L’astronomie est une des sciences qui sont cultivées avec le plus de succès aux États-Unis. Franklin avait déjà remarqué que cette pureté, cette transparence de l’atmosphère, qui m’a frappé moi-même, y était très-favorable aux observations astronomiques. Le goût de cette étude est si général en ce pays, que beaucoup de négocians font construire de petits observatoires d’où ils s’amusent à étudier le ciel. Des travaux plus sérieux ont permis à M. Lomis d’écrire un livre sur les Progrès de l’astronomie en Amérique. Dans cet observatoire de Cambridge, M. Bond, qui en est directeur, aidé de son fils, a découvert un troisième anneau de Saturne.
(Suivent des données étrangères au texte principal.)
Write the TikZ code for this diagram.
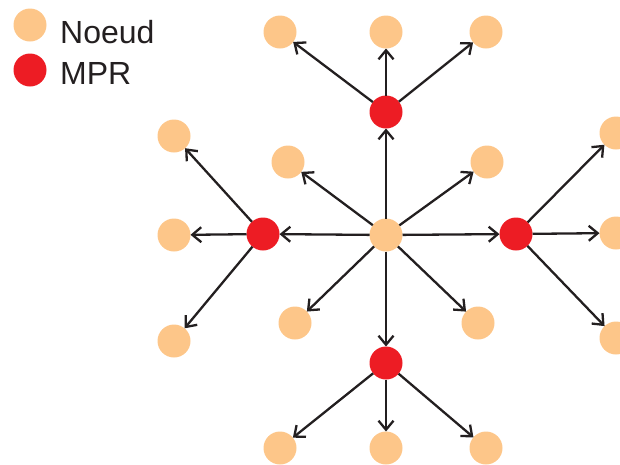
\documentclass[tikz,border=0pt]{standalone}
\usepackage{fontspec}
\setmainfont{Liberation Sans}
\usetikzlibrary{arrows.meta}
\definecolor{noeudorange}{HTML}{FDC689}
\definecolor{mprred}{HTML}{ED1C24}
\definecolor{inkblack}{HTML}{231F20}
\tikzset{
  net node/.style={
    circle, fill=noeudorange, draw=none,
    minimum size=33pt, inner sep=0pt, outer sep=0pt
  },
  net mpr/.style={
    net node, fill=mprred
  },
  net arrow/.style={
    -{Straight Barb[length=9pt,width=15pt]}, line width=2.3pt, draw=inkblack
  },
  net legend/.style={
    anchor=base west, text=inkblack, inner sep=0pt,
    font=\fontsize{32}{38}\selectfont
  }
}

\begin{document}
\begin{tikzpicture}[x=1pt, y=-1pt]
  \useasboundingbox (0,0) rectangle (620,464);

  % legend
  \node (lgn) [net node] at (30,25) {};
  \node (lgm) [net mpr] at (30,70) {};
  \node (lgntext) [net legend] at (60,43) {Noeud};
  \node (lgmtext) [net legend] at (60,84) {MPR};

  % source node and its relays
  \node (c) [net node] at (386,235) {};
  \node (mT) [net mpr] at (386,112) {};
  \node (mL) [net mpr] at (263,234) {};
  \node (mR) [net mpr] at (516,234) {};
  \node (mB) [net mpr] at (386,363) {};

  % one-hop neighbours
  \node (d1) [net node] at (288,162) {};
  \node (d2) [net node] at (487,162) {};
  \node (d3) [net node] at (295,323) {};
  \node (d4) [net node] at (478,323) {};

  % two-hop neighbours
  \node (t1) [net node] at (280,32) {};
  \node (t2) [net node] at (386,32) {};
  \node (t3) [net node] at (486,32) {};
  \node (l1) [net node] at (174,136) {};
  \node (l2) [net node] at (174,235) {};
  \node (l3) [net node] at (174,341) {};
  \node (r1) [net node] at (616,133) {};
  \node (r2) [net node] at (616,233) {};
  \node (r3) [net node] at (616,338) {};
  \node (b1) [net node] at (280,448) {};
  \node (b2) [net node] at (386,448) {};
  \node (b3) [net node] at (486,448) {};

  \foreach \to in {mT, mL, mR, mB, d1, d2, d3, d4}
    \draw [net arrow] (c) -- (\to);

  \foreach \to in {t1, t2, t3}
    \draw [net arrow] (mT) -- (\to);
  \foreach \to in {l1, l2, l3}
    \draw [net arrow] (mL) -- (\to);
  \foreach \to in {r1, r2, r3}
    \draw [net arrow] (mR) -- (\to);
  \foreach \to in {b1, b2, b3}
    \draw [net arrow] (mB) -- (\to);
\end{tikzpicture}
\end{document}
Le premier avait été observé par Huyghens, et le second par Cassini. Ce sont des noms à la suite desquels il est glorieux de placer le sien. Les deux observateurs de Cambridge ont ajouté un satellite aux satellites déjà connus de la même planète. Ce peuple ne tire donc pas seulement d’une terre vierge toutes les richesses qu’elle peut produire, il trouve encore dans ses loisirs le temps d’enrichir la science et le ciel.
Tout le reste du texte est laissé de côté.